TASK DETAILS
Pictures stay out of this copy, which runs from the first line of the material through the line containing "x_ticks_minor = list(range(0, 51))".

^^^^

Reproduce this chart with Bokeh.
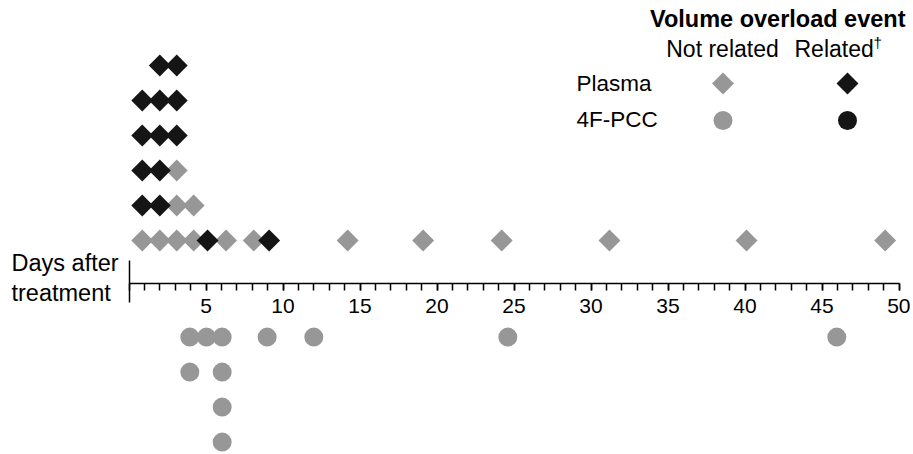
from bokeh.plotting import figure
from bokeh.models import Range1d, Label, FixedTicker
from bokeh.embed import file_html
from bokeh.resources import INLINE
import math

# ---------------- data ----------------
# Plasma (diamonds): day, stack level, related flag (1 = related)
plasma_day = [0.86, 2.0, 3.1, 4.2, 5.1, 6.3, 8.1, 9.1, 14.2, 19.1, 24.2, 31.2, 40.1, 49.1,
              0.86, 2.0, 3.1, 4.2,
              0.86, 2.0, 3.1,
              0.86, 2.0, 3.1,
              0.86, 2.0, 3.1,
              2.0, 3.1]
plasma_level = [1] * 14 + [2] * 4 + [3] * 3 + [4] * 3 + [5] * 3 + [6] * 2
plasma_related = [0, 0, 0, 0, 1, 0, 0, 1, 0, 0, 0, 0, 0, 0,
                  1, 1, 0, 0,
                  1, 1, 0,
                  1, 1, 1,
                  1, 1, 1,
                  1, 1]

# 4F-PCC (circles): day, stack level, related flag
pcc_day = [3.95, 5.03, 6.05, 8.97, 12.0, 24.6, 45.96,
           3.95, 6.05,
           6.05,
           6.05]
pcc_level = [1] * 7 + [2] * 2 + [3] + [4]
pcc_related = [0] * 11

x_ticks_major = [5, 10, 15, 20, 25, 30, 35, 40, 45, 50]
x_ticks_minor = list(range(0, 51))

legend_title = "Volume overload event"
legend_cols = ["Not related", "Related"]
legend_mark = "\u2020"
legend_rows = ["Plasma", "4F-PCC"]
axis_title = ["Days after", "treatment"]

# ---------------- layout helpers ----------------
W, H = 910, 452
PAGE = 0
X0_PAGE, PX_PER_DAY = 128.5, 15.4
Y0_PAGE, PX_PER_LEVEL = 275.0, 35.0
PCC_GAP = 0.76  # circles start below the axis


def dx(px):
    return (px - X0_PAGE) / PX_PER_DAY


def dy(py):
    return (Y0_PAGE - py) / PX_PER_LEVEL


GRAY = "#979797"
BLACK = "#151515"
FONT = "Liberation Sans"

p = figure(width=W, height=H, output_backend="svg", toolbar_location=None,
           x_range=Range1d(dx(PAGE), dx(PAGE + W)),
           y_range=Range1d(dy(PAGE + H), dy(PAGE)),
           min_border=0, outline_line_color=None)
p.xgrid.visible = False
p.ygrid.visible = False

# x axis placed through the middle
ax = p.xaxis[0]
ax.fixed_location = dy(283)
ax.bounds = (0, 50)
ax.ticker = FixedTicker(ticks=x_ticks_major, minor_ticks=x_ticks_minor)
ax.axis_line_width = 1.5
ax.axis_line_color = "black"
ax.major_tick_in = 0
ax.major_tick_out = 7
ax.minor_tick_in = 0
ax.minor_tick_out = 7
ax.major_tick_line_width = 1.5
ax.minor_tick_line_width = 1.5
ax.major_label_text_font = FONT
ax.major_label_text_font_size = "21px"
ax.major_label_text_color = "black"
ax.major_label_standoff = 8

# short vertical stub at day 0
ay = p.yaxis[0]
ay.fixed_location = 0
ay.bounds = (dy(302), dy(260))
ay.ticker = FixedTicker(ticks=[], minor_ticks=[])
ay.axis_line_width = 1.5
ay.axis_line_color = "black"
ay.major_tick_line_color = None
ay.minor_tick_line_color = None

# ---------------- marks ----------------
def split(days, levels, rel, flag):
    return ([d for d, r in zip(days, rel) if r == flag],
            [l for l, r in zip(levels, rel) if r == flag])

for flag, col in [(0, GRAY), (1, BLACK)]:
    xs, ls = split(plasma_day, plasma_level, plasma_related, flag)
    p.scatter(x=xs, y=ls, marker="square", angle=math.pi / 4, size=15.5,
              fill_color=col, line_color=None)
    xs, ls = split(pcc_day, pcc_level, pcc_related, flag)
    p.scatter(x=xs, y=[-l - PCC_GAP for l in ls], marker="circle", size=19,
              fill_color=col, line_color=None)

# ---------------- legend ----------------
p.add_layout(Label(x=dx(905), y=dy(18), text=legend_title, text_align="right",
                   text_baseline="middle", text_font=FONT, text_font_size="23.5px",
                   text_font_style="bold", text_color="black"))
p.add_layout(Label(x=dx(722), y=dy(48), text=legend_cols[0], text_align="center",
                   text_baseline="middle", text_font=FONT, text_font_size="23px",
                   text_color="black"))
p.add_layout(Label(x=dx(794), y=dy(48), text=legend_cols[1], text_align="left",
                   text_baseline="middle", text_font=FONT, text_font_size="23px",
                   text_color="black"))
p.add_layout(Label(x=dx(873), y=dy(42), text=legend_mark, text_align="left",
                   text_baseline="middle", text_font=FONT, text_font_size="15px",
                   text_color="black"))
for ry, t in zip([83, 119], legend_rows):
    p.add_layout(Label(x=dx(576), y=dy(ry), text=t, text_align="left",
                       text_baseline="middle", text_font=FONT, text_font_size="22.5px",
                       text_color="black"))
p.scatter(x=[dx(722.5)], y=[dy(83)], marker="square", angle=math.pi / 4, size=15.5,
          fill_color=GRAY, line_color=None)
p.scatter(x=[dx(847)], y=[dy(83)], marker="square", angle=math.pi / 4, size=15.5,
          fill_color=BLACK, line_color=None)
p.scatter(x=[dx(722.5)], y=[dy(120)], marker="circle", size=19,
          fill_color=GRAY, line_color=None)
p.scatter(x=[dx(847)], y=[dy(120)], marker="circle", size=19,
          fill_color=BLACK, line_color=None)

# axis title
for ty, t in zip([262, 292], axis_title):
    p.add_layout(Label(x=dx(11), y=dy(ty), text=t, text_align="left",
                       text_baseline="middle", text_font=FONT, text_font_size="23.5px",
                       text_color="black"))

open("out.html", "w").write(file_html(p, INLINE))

^^^^

RESULT
Reproduce this chart with Bokeh.
from bokeh.plotting import figure
from bokeh.models import Range1d, Label, FixedTicker
from bokeh.embed import file_html
from bokeh.resources import INLINE
import math

# ---------------- data ----------------
# Plasma (diamonds): day, stack level, related flag (1 = related)
plasma_day = [0.86, 2.0, 3.1, 4.2, 5.1, 6.3, 8.1, 9.1, 14.2, 19.1, 24.2, 31.2, 40.1, 49.1,
              0.86, 2.0, 3.1, 4.2,
              0.86, 2.0, 3.1,
              0.86, 2.0, 3.1,
              0.86, 2.0, 3.1,
              2.0, 3.1]
plasma_level = [1] * 14 + [2] * 4 + [3] * 3 + [4] * 3 + [5] * 3 + [6] * 2
plasma_related = [0, 0, 0, 0, 1, 0, 0, 1, 0, 0, 0, 0, 0, 0,
                  1, 1, 0, 0,
                  1, 1, 0,
                  1, 1, 1,
                  1, 1, 1,
                  1, 1]

# 4F-PCC (circles): day, stack level, related flag
pcc_day = [3.95, 5.03, 6.05, 8.97, 12.0, 24.6, 45.96,
           3.95, 6.05,
           6.05,
           6.05]
pcc_level = [1] * 7 + [2] * 2 + [3] + [4]
pcc_related = [0] * 11

x_ticks_major = [5, 10, 15, 20, 25, 30, 35, 40, 45, 50]
x_ticks_minor = list(range(0, 51))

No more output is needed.